# [Exercise goal]
Repeat everything from the first line of the listing below through the line that contains "from matplotlib.patches import PathPatch", exactly. Leave out pictures.
BEGIN
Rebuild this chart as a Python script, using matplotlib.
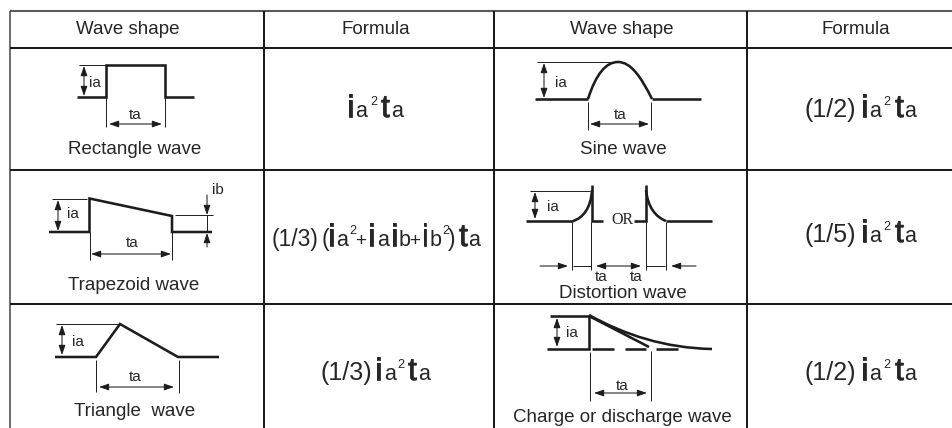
import matplotlib
matplotlib.use("Agg")
import matplotlib.pyplot as plt
import matplotlib.patheffects as pe
from matplotlib.path import Path
from matplotlib.patches import PathPatch

plt.rcParams['font.family'] = ['Liberation Sans', 'DejaVu Sans']

W, H = 952, 428
INK = '#1c1c1c'
TXT = '#262626'

# ---- table structure (pixel coordinate scale)
col_lines = [264, 494, 747]
row_lines = [47.5, 169.5, 304.3]
headers = ['Wave shape', 'Formula', 'Wave shape', 'Formula']
header_x = [128, 376, 622, 856]
names = ['Rectangle wave', 'Sine wave', 'Trapezoid wave', 'Distortion wave',
         'Triangle  wave', 'Charge or discharge wave']
name_pos = [(135, 150), (623, 150), (134, 285), (623, 293), (135, 412), (622, 417)]

# ---- wave outlines
rect_wave = [(77, 97), (106, 97), (106, 65), (165, 65), (165, 97), (194, 97)]
trap_wave = [(49, 232), (89.5, 232), (89.5, 198.5), (172, 216), (172, 232), (212, 232)]
tri_wave = [(55, 357), (96, 357), (120, 324), (178, 357), (219, 357)]
sine_left = [(535, 99), (588, 99)]
sine_right = [(652, 99), (701, 99)]
sine_arc = [(588, 99), (596, 74), (606, 62), (618, 62), (631, 62), (641, 77), (652, 99)]
dist_left = [(526, 221), (573, 221)]
dist_arc_l = [(573, 221), (583, 218), (591, 208), (592, 190)]
dist_stem_l = [(592, 185), (592, 221), (603, 221)]
dist_stem_r = [(634, 221), (646, 221), (646, 185)]
dist_arc_r = [(646, 190), (648, 208), (656, 217), (666, 221)]
dist_right = [(666, 221), (712, 221)]
charge_box = [(550, 316), (589, 316), (589, 349), (547, 349)]
charge_line = [(589, 316), (649, 347)]
charge_arc = [(589, 315), (625, 335), (665, 348), (712, 349)]
charge_dashes = [[(592, 349), (614, 349)], [(625, 349), (646, 349)], [(656, 349), (678, 349)]]

# ---- thin guide lines
guides = [
    [(79, 65), (106, 65)], [(106, 97), (106, 127)], [(164.5, 97), (164.5, 127)],
    [(537, 62), (612, 62)], [(587.5, 102), (587.5, 130)], [(651, 102), (651, 130)],
    [(52, 199), (87, 199)], [(175, 215), (213, 215)], [(207, 215), (207, 232)],
    [(89.5, 232), (89.5, 260)], [(172, 232), (172, 260)],
    [(56, 324), (118, 324)], [(95.5, 360), (95.5, 392)], [(178.5, 360), (178.5, 393)],
    [(530, 191), (590, 191)], [(572, 222), (572, 270)], [(591, 222), (591, 270)],
    [(645.5, 222), (645.5, 270)], [(665.5, 222), (665.5, 270)],
    [(573, 266), (591, 266)], [(646, 266), (665, 266)],
    [(589.5, 352), (589.5, 401)], [(651, 351), (651, 401)],
]

# ---- dimension arrows: (start, end, style)
arrows = [
    ((84, 66), (84, 96), '<|-|>'), ((109, 124), (162, 124), '<|-|>'),
    ((544, 63), (544, 98), '<|-|>'), ((590, 124), (649, 124), '<|-|>'),
    ((58, 200), (58, 231), '<|-|>'), ((91, 254), (171, 254), '<|-|>'),
    ((207, 195), (207, 215), '-|>'), ((207, 247), (207, 233), '-|>'),
    ((62, 325), (62, 355), '<|-|>'), ((99, 387), (174, 387), '<|-|>'),
    ((535, 192), (535, 219), '<|-|>'), ((540, 266), (568, 266), '-|>'),
    ((596, 266), (641, 266), '<|-|>'), ((696, 266), (671, 266), '-|>'),
    ((557, 318), (557, 347), '<|-|>'), ((594, 393), (647, 393), '<|-|>'),
]

# ---- small annotation labels
small_labels = [
    ('ia', 95, 83), ('ta', 135, 115), ('ia', 561, 83), ('ta', 620, 115),
    ('ia', 73, 214), ('ib', 218, 190), ('ta', 132, 243), ('ia', 78, 342),
    ('ta', 135, 377), ('ia', 553, 207), ('ta', 601, 277), ('ta', 636, 277),
    ('ia', 572, 333), ('ta', 622, 386),
]

# ---- formula runs: (text, size class, left x); one list per formula with its baseline
SIZES = {'big': 23, 'mid': 15.5, 'plus': 13.5, 'par': 18, 'par2': 16.5, 'sup': 9}
formula_ia2ta = [('i', 'big', 347), ('a', 'mid', 355), ('2', 'sup', 370.5), ('t', 'big', 381), ('a', 'mid', 391.5)]
formula_half = [('(1/2)', 'par', 805), ('i', 'big', 861), ('a', 'mid', 869), ('2', 'sup', 883.5), ('t', 'big', 895), ('a', 'mid', 904.5)]
formula_fifth = [('(1/5)', 'par', 805), ('i', 'big', 861), ('a', 'mid', 869), ('2', 'sup', 883.5), ('t', 'big', 895), ('a', 'mid', 904.5)]
formula_third = [('(1/3)', 'par', 320), ('i', 'big', 375), ('a', 'mid', 384), ('2', 'sup', 397.5), ('t', 'big', 408), ('a', 'mid', 418.5)]
formula_trap = [('(1/3)', 'par2', 272), ('(', 'par2', 321.5), ('i', 'big', 328), ('a', 'mid', 336), ('2', 'sup', 349.5),
                ('+', 'plus', 355.5), ('i', 'big', 368), ('a', 'mid', 377), ('i', 'big', 391), ('b', 'mid', 399),
                ('+', 'plus', 409.5), ('i', 'big', 421.5), ('b', 'mid', 430), ('2', 'sup', 442.5), (')', 'par2', 448),
                ('t', 'big', 459), ('a', 'mid', 468)]
formulas = [(formula_ia2ta, 117), (formula_half, 117), (formula_trap, 246),
            (formula_fifth, 242), (formula_third, 380), (formula_half, 380)]

fig = plt.figure(figsize=(W / 100, H / 100), dpi=100, facecolor='white')
ax = fig.add_axes([0, 0, 1, 1])
ax.set_xlim(0, W)
ax.set_ylim(H, 0)
ax.axis('off')

# table grid
ax.plot([10, W], [11, 11], color='#5a5a5a', lw=1.5, solid_capstyle='butt')
ax.plot([10, 10], [11, H], color='#444444', lw=1.1, solid_capstyle='butt')
for x in col_lines:
    ax.plot([x, x], [11, H], color=INK, lw=1.45, solid_capstyle='butt')
for y in row_lines:
    ax.plot([10, W], [y, y], color=INK, lw=1.45, solid_capstyle='butt')


def poly(pts, lw=1.85):
    xs, ys = zip(*pts)
    ax.plot(xs, ys, color=INK, lw=lw, solid_joinstyle='miter', solid_capstyle='butt')


def bez(pts, lw=1.85):
    codes = [Path.MOVETO] + [Path.CURVE4] * (len(pts) - 1)
    ax.add_patch(PathPatch(Path(pts, codes), fc='none', ec=INK, lw=lw, capstyle='butt'))


for w in (rect_wave, trap_wave, tri_wave, sine_left, sine_right, dist_left, dist_stem_l,
          dist_stem_r, dist_right, charge_box, charge_line, *charge_dashes):
    poly(w)
for c in (sine_arc, dist_arc_l, dist_arc_r, charge_arc):
    bez(c)
for g in guides:
    poly(g, lw=0.7)
for a, b, st in arrows:
    ax.annotate('', xy=b, xytext=a,
                arrowprops=dict(arrowstyle=f'{st},head_length=0.58,head_width=0.2',
                                mutation_scale=10, lw=0.75, color=INK,
                                shrinkA=0, shrinkB=0))

# text
for t, x in zip(headers, header_x):
    ax.text(x, 29, t, ha='center', va='center', fontsize=13.5, color=TXT)
for t, (x, y) in zip(names, name_pos):
    ax.text(x, y, t, ha='center', va='center', fontsize=13.5, color=TXT)
for t, x, y in small_labels:
    ax.text(x, y, t, ha='center', va='center', fontsize=11, color=TXT)
ax.text(622, 220, 'OR', ha='center', va='center', fontsize=11.5, color=TXT, family='Liberation Serif')

heavy = [pe.withStroke(linewidth=0.55, foreground=TXT)]
for runs, base in formulas:
    for s, size, x in runs:
        y = base - 12 if size == 'sup' else base
        tx = ax.text(x, y, s, ha='left', va='baseline', fontsize=SIZES[size], color=TXT)
        if size == 'big':
            tx.set_path_effects(heavy)

fig.savefig('out.png', dpi=100, facecolor='white')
END
# [The solution]
Rebuild this chart as a Python script, using matplotlib.
import matplotlib
matplotlib.use("Agg")
import matplotlib.pyplot as plt
import matplotlib.patheffects as pe
from matplotlib.path import Path
from matplotlib.patches import PathPatch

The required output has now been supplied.